Experience: How well do the instructors know the materials? How long have they been teaching? SMC instructors have been backcountry skiing and mountaineering in the Sierra for decades and know the area and the AIARE curriculums well. As experienced teachers they can help make the most of your investment in an avalanche course.
Curriculum: In the past there was little agreement on what a particular course needs to contain or how long the course needs to be. Our courses are generally a day longer than some other courses you’ll see offered. We have written and re-written our curriculum and tried to cut days out but we just can’t recommend taking a Level I course less than three days in length. There is so much to cover and we believe that the most important part is the time out in the field practicing the assessment and decision-making tools these courses give you. We wish a level one course could be a week long!
Ratios: How many people are in the course? We keep our ratios low, especially in the field where one instructor to six participants is our goal for the Level I course and lower for the Level II, so you can get the personalized attention that will help you practice and learn the most effectively.
Changes starting in the winter of 2017-18
Avalanche education has undergone many changes over the years and 2017/2018 sees significant changes coming from the American Avalanche Association and AIARE. The overall change is splitting programs into a Recreational track and a Professional track.
For Recreationalists: There will be an AIARE Recreational Level 1, similar to previous AIARE I, and an AIARE Recreational Level 2 course that will build from and add to the Level 1 course but also cater to a recreationalist’s needs. There will also be a stand alone Avalanche Rescue Course.

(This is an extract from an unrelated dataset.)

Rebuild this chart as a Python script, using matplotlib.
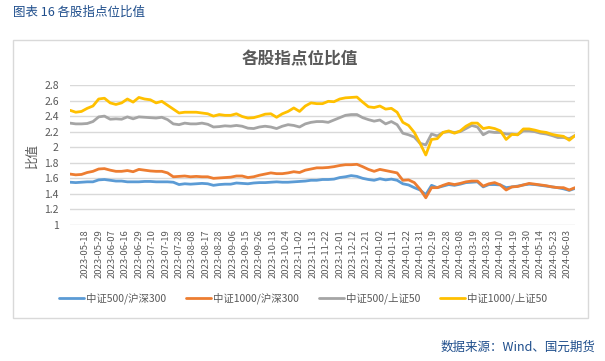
import numpy as np
import matplotlib
matplotlib.use('Agg')
import matplotlib.pyplot as plt
from matplotlib.patches import Rectangle

plt.rcParams['font.family'] = ['Noto Sans CJK SC', 'DejaVu Sans']

# one point every 3 trading days, starting a few days before 2023-05-18
step = 3
zz500_hs300 = [1.55, 1.545, 1.55, 1.555, 1.555, 1.58, 1.585, 1.575, 1.565, 1.565, 1.555,
               1.555, 1.555, 1.56, 1.56, 1.555, 1.555, 1.555, 1.55, 1.52, 1.53, 1.525,
               1.53, 1.535, 1.53, 1.51, 1.52, 1.525, 1.525, 1.54, 1.535, 1.53, 1.54,
               1.545, 1.545, 1.55, 1.555, 1.55, 1.55, 1.555, 1.56, 1.565, 1.575, 1.575,
               1.585, 1.585, 1.59, 1.61, 1.62, 1.635, 1.625, 1.60, 1.585, 1.575, 1.595,
               1.58, 1.59, 1.575, 1.53, 1.515, 1.48, 1.45, 1.39, 1.51, 1.48, 1.50,
               1.52, 1.51, 1.525, 1.545, 1.55, 1.555, 1.49, 1.52, 1.52, 1.515, 1.48,
               1.49, 1.50, 1.515, 1.525, 1.52, 1.51, 1.50, 1.49, 1.48, 1.465, 1.445, 1.47]
zz1000_hs300 = [1.655, 1.645, 1.65, 1.675, 1.69, 1.72, 1.725, 1.705, 1.69, 1.69, 1.70,
                1.685, 1.715, 1.705, 1.695, 1.69, 1.69, 1.67, 1.62, 1.625, 1.63, 1.62,
                1.625, 1.62, 1.62, 1.60, 1.605, 1.61, 1.615, 1.63, 1.63, 1.61, 1.62,
                1.64, 1.655, 1.67, 1.66, 1.66, 1.67, 1.685, 1.675, 1.705, 1.72, 1.735,
                1.735, 1.74, 1.75, 1.765, 1.775, 1.775, 1.78, 1.75, 1.715, 1.69, 1.715,
                1.70, 1.685, 1.67, 1.575, 1.58, 1.545, 1.46, 1.35, 1.48, 1.48, 1.51,
                1.535, 1.52, 1.535, 1.555, 1.565, 1.565, 1.50, 1.53, 1.545, 1.515, 1.45,
                1.49, 1.495, 1.515, 1.535, 1.525, 1.515, 1.505, 1.49, 1.48, 1.48, 1.45, 1.48]
zz500_sz50 = [2.31, 2.30, 2.30, 2.305, 2.33, 2.39, 2.40, 2.36, 2.365, 2.36, 2.39,
              2.365, 2.39, 2.385, 2.38, 2.375, 2.385, 2.355, 2.30, 2.29, 2.31, 2.30,
              2.30, 2.31, 2.295, 2.26, 2.265, 2.275, 2.27, 2.28, 2.27, 2.245, 2.24,
              2.26, 2.27, 2.26, 2.24, 2.27, 2.29, 2.28, 2.26, 2.30, 2.32, 2.33,
              2.33, 2.32, 2.35, 2.38, 2.41, 2.42, 2.42, 2.38, 2.355, 2.335, 2.35,
              2.30, 2.33, 2.29, 2.18, 2.16, 2.13, 2.05, 2.03, 2.17, 2.145, 2.19,
              2.20, 2.19, 2.20, 2.24, 2.28, 2.26, 2.16, 2.20, 2.19, 2.19, 2.17,
              2.17, 2.16, 2.21, 2.21, 2.20, 2.18, 2.17, 2.15, 2.125, 2.125, 2.11, 2.15]
zz1000_sz50 = [2.475, 2.45, 2.46, 2.50, 2.53, 2.62, 2.63, 2.57, 2.55, 2.57, 2.62,
               2.58, 2.64, 2.62, 2.61, 2.57, 2.59, 2.54, 2.49, 2.44, 2.45, 2.45,
               2.45, 2.44, 2.43, 2.40, 2.42, 2.41, 2.41, 2.43, 2.395, 2.375, 2.38,
               2.40, 2.425, 2.43, 2.385, 2.43, 2.46, 2.505, 2.46, 2.53, 2.57, 2.56,
               2.56, 2.59, 2.585, 2.62, 2.635, 2.64, 2.645, 2.58, 2.52, 2.51, 2.53,
               2.49, 2.50, 2.45, 2.32, 2.28, 2.19, 2.05, 1.90, 2.10, 2.11, 2.19,
               2.21, 2.18, 2.21, 2.27, 2.31, 2.31, 2.24, 2.255, 2.24, 2.21, 2.10,
               2.165, 2.16, 2.235, 2.235, 2.22, 2.20, 2.19, 2.165, 2.15, 2.14, 2.09, 2.15]

tick_labels = ['2023-05-18', '2023-05-29', '2023-06-07', '2023-06-16', '2023-06-29',
               '2023-07-10', '2023-07-19', '2023-07-28', '2023-08-08', '2023-08-17',
               '2023-08-28', '2023-09-06', '2023-09-15', '2023-09-26', '2023-10-13',
               '2023-10-24', '2023-11-02', '2023-11-13', '2023-11-22', '2023-12-01',
               '2023-12-12', '2023-12-21', '2024-01-02', '2024-01-11', '2024-01-22',
               '2024-01-31', '2024-02-19', '2024-02-28', '2024-03-08', '2024-03-19',
               '2024-03-28', '2024-04-10', '2024-04-19', '2024-04-30', '2024-05-14',
               '2024-05-23', '2024-06-03']
first_label_day = 8
label_every = 7

series = [
    ('中证500/沪深300', zz500_hs300, '#5B9BD5'),
    ('中证1000/沪深300', zz1000_hs300, '#ED7D31'),
    ('中证500/上证50', zz500_sz50, '#A5A5A5'),
    ('中证1000/上证50', zz1000_sz50, '#FFC000'),
]

W, H = 605, 361
fig = plt.figure(figsize=(W / 100, H / 100), dpi=100)

def fx(px):
    return px / W

def fy(py):
    return 1 - py / H

# outer chart frame
fig.add_artist(Rectangle((fx(13), fy(318)), fx(588) - fx(13), fy(40) - fy(318),
                         transform=fig.transFigure, fill=False, edgecolor='#D9D9D9', lw=1))

ax = fig.add_axes([fx(70), fy(225), fx(575) - fx(70), fy(85) - fy(225)])

n = len(zz500_hs300)
days = np.arange(n) * step
for name, vals, col in series:
    ax.plot(days, vals, color=col, lw=2.0, label=name, solid_capstyle='round')

ax.set_xlim(0, days[-1])
ax.set_ylim(1, 2.8)
yt = np.arange(1, 2.81, 0.2)
ax.set_yticks(yt)
ax.set_yticklabels(['1', '1.2', '1.4', '1.6', '1.8', '2', '2.2', '2.4', '2.6', '2.8'])
ax.set_xticks(first_label_day + label_every * np.arange(len(tick_labels)))
ax.set_xticklabels(tick_labels, rotation=90)
ax.tick_params(axis='both', length=0, colors='#595959', labelsize=7.5)
ax.tick_params(axis='x', labelsize=6.8, pad=3)
ax.tick_params(axis='y', pad=8)
ax.grid(axis='y', color='#D9D9D9', lw=1)
ax.set_axisbelow(True)
for s in ax.spines.values():
    s.set_visible(False)
ax.set_ylabel('比值', color='#595959', fontsize=9, labelpad=4)

fig.text(fx(300), fy(59), '各股指点位比值', ha='center', va='center',
         fontsize=12, fontweight='bold', color='#595959')
fig.text(fx(13), fy(12), '图表 16 各股指点位比值', ha='left', va='center',
         fontsize=9, color='#1F4E8C')
fig.text(fx(595), fy(347), '数据来源：Wind、国元期货', ha='right', va='center',
         fontsize=9, color='#1F4E8C')

fig.legend(loc='center', bbox_to_anchor=(fx(303), fy(298)), ncol=4, frameon=False,
           fontsize=7.5, handlelength=2.4, columnspacing=1.9, handletextpad=0.2,
           labelcolor='#595959')

fig.savefig('out.png', dpi=100)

For Professionals: If you’re an aspiring professional- patroller, guide, avalanche educator or forecaster, there will be a specific track for you. You’ll start with the AIARE Recreational Level 1, then continue with the Professional Level 1 followed by a Professional Level 2 and/or, a Professional Avalanche Search and Rescue.
If you are a current AIARE II holder: You’ll be able to take an assessment to upgrade to a Professional Level 1 certificate. That opportunity will most likely only exist for 2 seasons. If you do not take the assessment then the original certification will be just that, an original AIARE II but not a Professional Level 1 or a Professional Level 2.
For current AIARE 3 holders: If you obtained an AIARE 3 certificate in the past your certification will meet or exceed the qualifications of the Professional Level 2.
The professional courses will be taught by a small number of providers who have undergone extensive evaluation, training and familiarity with the curriculum. As of 2017 the exact process of achieving this has not been defined so at SMC we are waiting for more details before becoming a provider.
Yes we know this is getting complicated and we have had had a hard time figuring it all out too. If you are starting out then it is easy – AIARE Recreational Level 1 course. Already done that? Then a Recreational Level 2 course combined with the Avalanche Rescue Course prerequisite. The goal of the Level 2 Recreational Course is to take you from being a participant to being a team leader, perhaps in a situation where you do not have a reliable avalanche forecast available to you from an Avalanche Center. If you want to get into all of this professionally then you will follow the Professional track and you would want to check with AIARE for that.
SMC offers Five Courses in 2017-2018
- AIARE Recreational Level 1. The Level 1 course is an introduction to avalanche phenomena, travel techniques, decision-making strategies, and avalanche rescue.
- Level 1 Extension. This is not a part of the AAA flow, but over the years of teaching Level I courses we have seen a major need for this course. You might have done the Level 1 course and now have all of this new information swirling around in your head and are not sure quite how to sort it out. We have developed our Level 1 Extension course to give you practical experience out in front making decisions and assessing conditions, all under the guidance and eye of a professional with years of backcountry experience. We think of this as our “Guardian Angel” program with your own personal “angel” along looking over your shoulder.
- Avalanche Refresher. The one day Avalanche Refresher course is for those who have completed a previous avalanche course and at the start of a new winter want to brush up on the skills that grew rusty over the summer.
- Avalanche Rescue. This one day Avalanche Rescue Course is a part of the new AAA flow. During the AIARE Recreational Level 1 we spend an afternoon on basic rescues skills but participants do not have much time to practice or to delve into the complexities of multiple burials or difficult situations. This course can be taken as a stand alone course without an AIARE Recreational Level 1 but we highly recommend taking it along with a AIARE Recreational Level 1. It is a prerequisite for the AIARE Recreational Level 2.
- AIARE Recreational Level 2. The three day Level 2 course provides the technical and scientific information that improves participants’ understanding of how and why avalanches occur, covers the factors that indicate and affect snow stability, and introduces the snow stability analysis and forecasting process. Previous AIARE Level 2 courses were four days in length but this included Avalanche Rescue. So in reality the AIARE Recreational Level 2 combined with Avalanche Rescue is the same time commitment. The one day Avalanche Rescue Course is a prerequisite for this course.
Here is the difference between the AIARE Recreational Level 1 and Level 2.
If you are still having trouble then give us a call.
What is AIARE?
In the past there was no nationally recognized curriculum for avalanche education in the USA. There were many avalanche courses and programs available but in large part, course providers operated according to their own personal beliefs and ideas. There were few means for the public to assess the quality of an avalanche course or instructor. AIARE was formed to address this situation and has a curriculum that is now nationally accepted. We strongly support this program and believe that it is one of the best things for avalanche education to have come along.